Scuttle, a seagull, is the expert on human artifacts for Ariel and her friends in Disney's "The Little Mermaid" -- just don't ask him to show you what a "dinglehopper" is for. In real life, seagulls are known to scavenge opportunistically.
Ben Ali Gator is a tall, thin alligator who appears in the "Dance of the Hours" segment of Disney's film, "Fantasia." As the leader of the Dancers of the Night, Ben wears a feather cap and a cape.
Originally, the Big Bad Wolf appeared in some Aesop's Fables and Grimms' Fairy Tales, in cautionary stories and rhymes. When it comes to Zeke Midas Wolf's Disney career, he still stars in stories like, "Little Red Riding Hood" as well as "The Three Little Pigs" -- and sometimes on the big screen.
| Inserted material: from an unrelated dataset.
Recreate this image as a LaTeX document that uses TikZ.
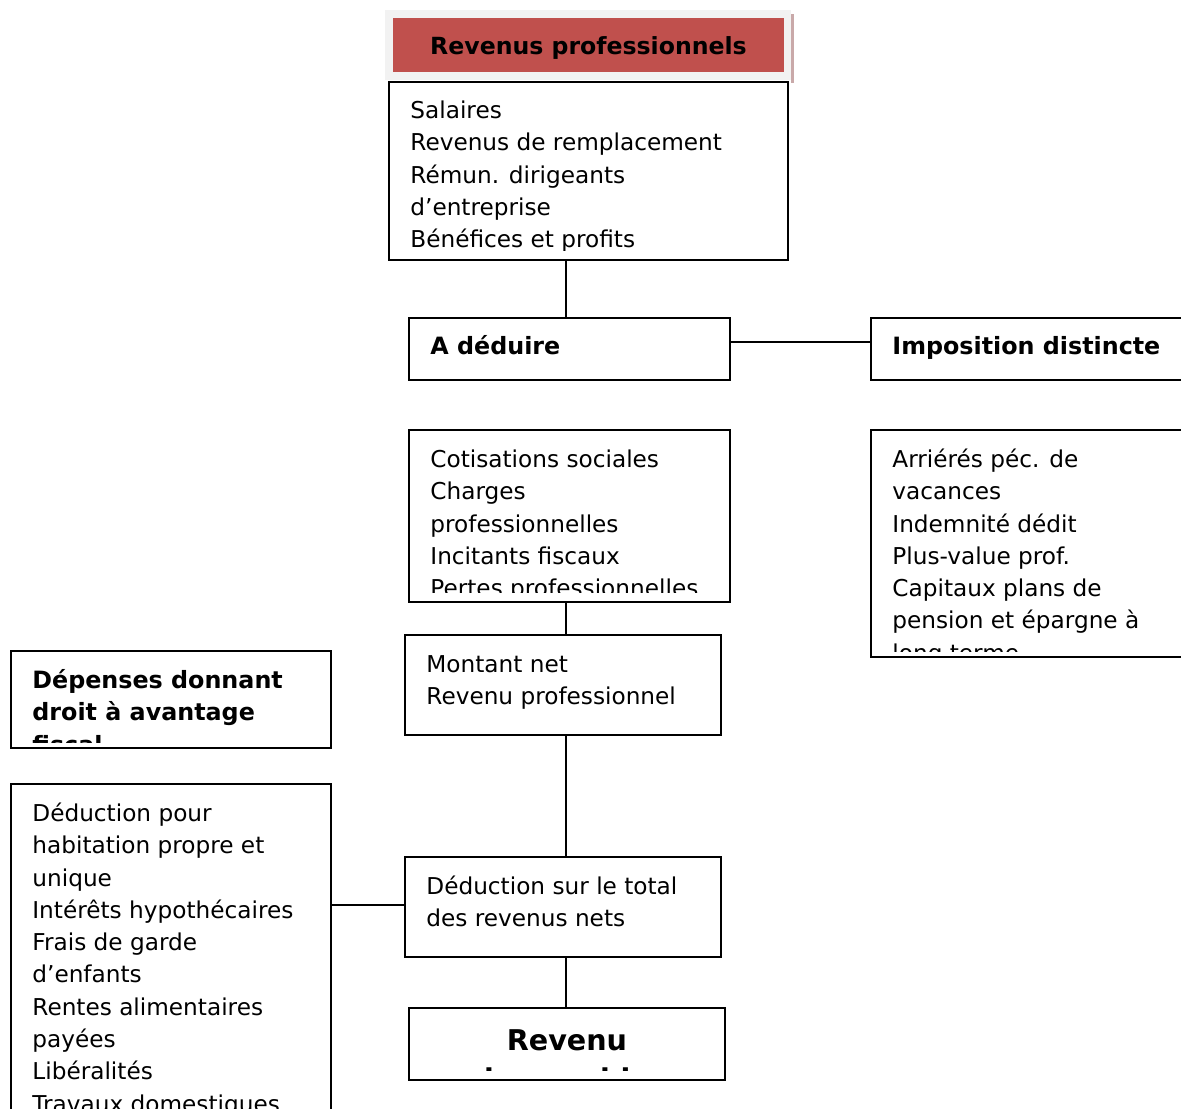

This fictional white German Shepherd doesn't really know how to be a dog -- although he does know how to be a TV hero dog. Bolt is voiced by John Travolta in the movie of the same name.
Bucky, a small squirrel, is a character in "The Emperor's New Groove" and its sequel, as well as the television series. Did you know that squirrels have four teeth -- the four in front -- that never stop growing? While humans might find that a bit difficult to live with, it's perfect for squirrels who are always gnawing.
Chief Bogo, pictured here, is a Cape buffalo (also called an African buffalo). This type of buffalo prefers a vegetarian diet, and it may surprise you that they're excellent swimmers.
"You follow old Rafiki! He knows the way!" Rafiki, voiced by Robert Guillaume in "The Lion King" films, is a monkey, specifically a mandrill. Mandrills are the largest monkeys in the world, but are often mistaken as baboons.
Tinker "Tink" Bell is the unofficial mascot of the Walt Disney Company. Tink, a fairy, has appeared in many movies and TV shows with Peter Pan. In 2010, she was given a star on the Hollywood Walk of Fame.